1. **The line is horizontal when the correlation coefficient is 0.** When the correlation coefficient \( r=0 \), the slope of the regression line \( b \) is given by \[ b = r\frac{s_y}{s_x} \] so \( b=0 \). Thus, the line is horizontal, showing that there is no linear relation between the variables. **This statement is true.** 2. **It is used to predict values that are not in the data.** The best-fit line (or regression line) is commonly used to predict or estimate the value of the dependent variable for new, unseen values of the independent variable (extrapolation or interpolation). **This statement is true.** 3. **It must contains all scattered points.** There is no requirement that the regression line passes through every data point.
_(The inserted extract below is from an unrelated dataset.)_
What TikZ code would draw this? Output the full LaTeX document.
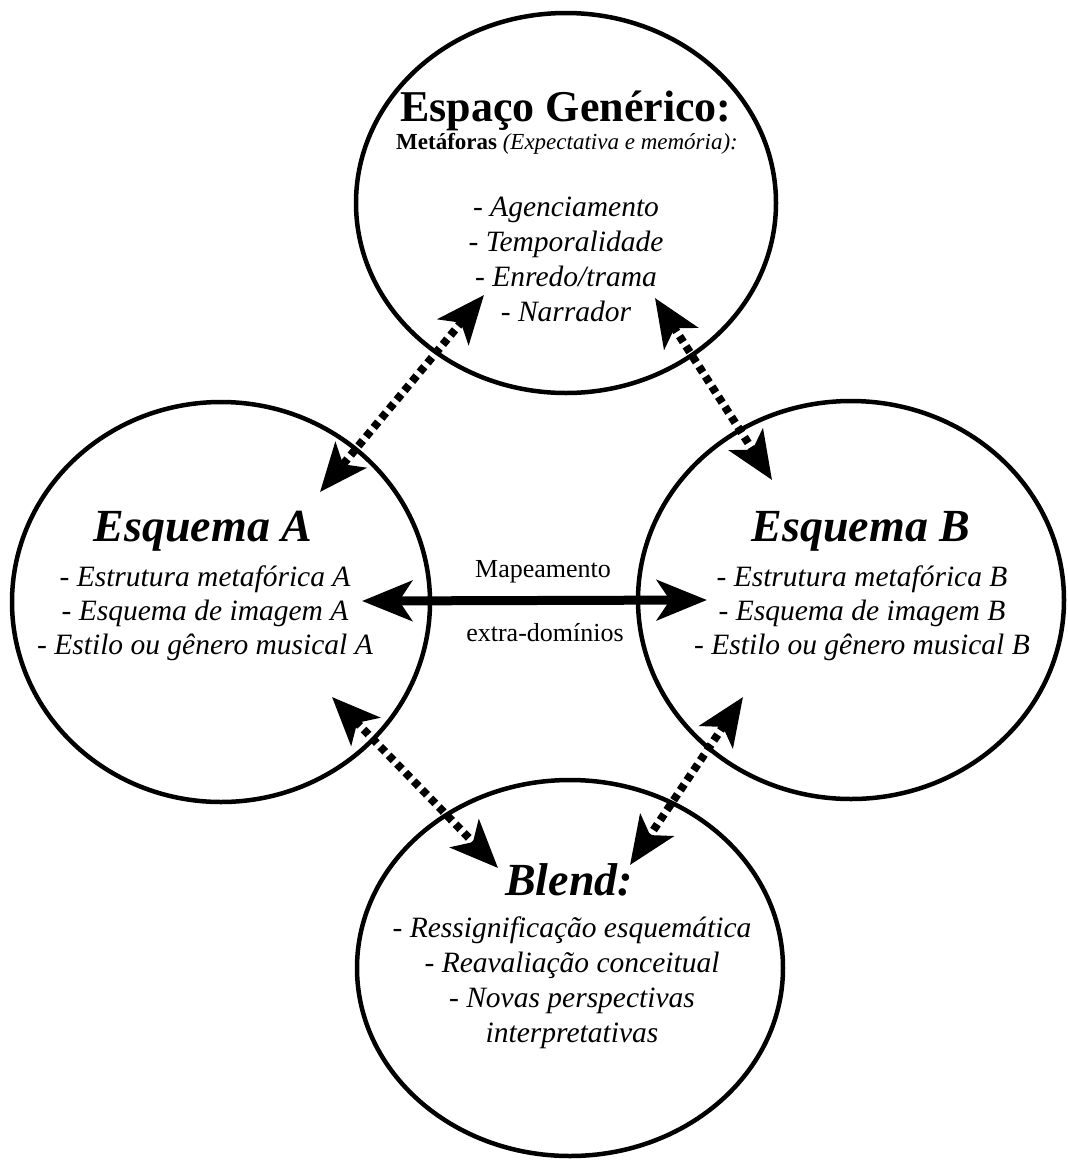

It is calculated to minimize the sum of the squares of the vertical differences between the observed values and the fitted values. **This statement is false.** 4. **It makes the least distance from every point.** The regression line is determined by minimizing the sum of the squares of the *vertical distances* (errors) from the data points to the line, not the perpendicular (shortest) distances. **This statement is false.** 5. **The slope is the correlation coefficient.** The slope \( b \) of the best-fit line is given by \[ b = r\frac{s_y}{s_x}, \] where \( s_y \) and \( s_x \) are the standard deviations of the \( y \) and \( x \) values respectively. The slope equals the correlation coefficient only when \( s_y = s_x \); in general, it is not equal to \( r \). **This statement is false.** Thus, the true statements are the first and the second.